Christian Pastor E.W. Jackson diminished the significance of the Women’s March on his radio show this week by arguing that participants didn’t represent all women — and that the ones who didn’t attend stayed home to watch Donald Trump‘s inauguration instead.
Those are odd claims to make because the March required far more of an investment in time and money, and getting hundreds of thousands of in-person participants was incredibly impressive. Also, the inauguration and March took place on different days. So there’s that.
“Women are over half the country,” he said. “That means there are somewhere in the vicinity of 160 million women in America, so let’s not go overboard here in extrapolating from the fact that about a half million of them or so showed up in Washington, D.C., that there’s really some sort of great movement going on among women. It just ain’t so. Most of the women in America stayed home and enjoyed the inauguration, watching it like most people did on television.”

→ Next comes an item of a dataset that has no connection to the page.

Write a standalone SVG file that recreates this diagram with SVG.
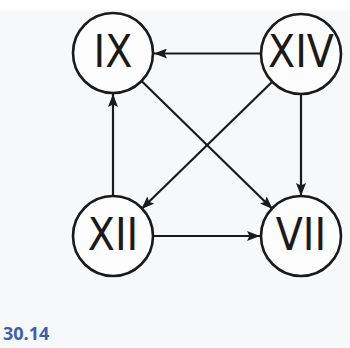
<svg xmlns="http://www.w3.org/2000/svg" width="350" height="348" viewBox="0 0 350 348">
<style>
.node circle{fill:#fdfdfd;stroke:#1a1a1a;stroke-width:2.6}
.node text{font-family:"DejaVu Sans Condensed","DejaVu Sans",sans-serif;font-stretch:condensed;font-size:44px;fill:#1a1a1a;text-anchor:middle}
.edge{stroke:#1a1a1a;stroke-width:2.2;fill:none;marker-end:url(#ah)}
.cap{font-family:"Open Sans","Liberation Sans",sans-serif;font-weight:bold;font-size:18px;fill:#3d5fae}
</style>
<defs>
<marker id="ah" viewBox="0 0 13 10" refX="13" refY="5" markerWidth="13" markerHeight="10" markerUnits="userSpaceOnUse" orient="auto">
<path d="M0,0 L13,5 L0,10 L2.5,5 Z" fill="#1a1a1a"/>
</marker>
</defs>
<rect width="350" height="348" fill="#f7f8fa"/>
<rect width="350" height="10" fill="#ffffff"/>
<g id="connectors">
<line class="edge" x1="261" y1="53.5" x2="154" y2="53.5"/>
<line class="edge" x1="272.5" y1="81.5" x2="141.5" y2="209"/>
<line class="edge" x1="301" y1="94" x2="301" y2="196"/>
<line class="edge" x1="141.5" y1="81" x2="272.5" y2="209"/>
<line class="edge" x1="113" y1="196" x2="113" y2="94"/>
<line class="edge" x1="154" y1="236" x2="260" y2="236"/>
</g>
<g id="IX" class="node"><circle cx="113" cy="53" r="40"/><text x="113" y="67">IX</text></g>
<g id="XIV" class="node"><circle cx="301" cy="54" r="40"/><text x="301" y="67">XIV</text></g>
<g id="XII" class="node"><circle cx="113" cy="236" r="40"/><text x="113" y="250">XII</text></g>
<g id="VII" class="node"><circle cx="301" cy="236" r="40"/><text x="301" y="250">VII</text></g>
<text class="cap" x="3" y="340">30.14</text>
</svg>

Most women — like most Americans — didn’t watch the inauguration. Nielsen put the viewership at 30.6 million, well under President Obama‘s 37.8 million in 2009.
“America is in the middle of a pitched spiritual battle,” he said. “We are in the middle of the equivalent of a spiritual civil war. That’s what’s happening in America right now and the people represented by those who went to Washington, D.C., to protest are on the godless side in this war. We wrestle not against flesh and blood but against principalities, against powers, against the rulers of the darkness of this world, against spiritual wickedness in high places, so what we’ve got to do now is put on the whole armor of God to be able to stand against the wiles, the stratagems, the strategies, the tricks of the devil.”
Umm… I wish atheists could get hundreds of thousands of people to D.C. But as we’ve learned a few times over, that ain’t happening. The Women’s March included huge numbers of religious people unhappy with the direction this country is heading. I’m sure they don’t appreciate having a pastor question their faith.
But that’s how the Religious Right works. The only Christians who count are the ones who think exactly as they do.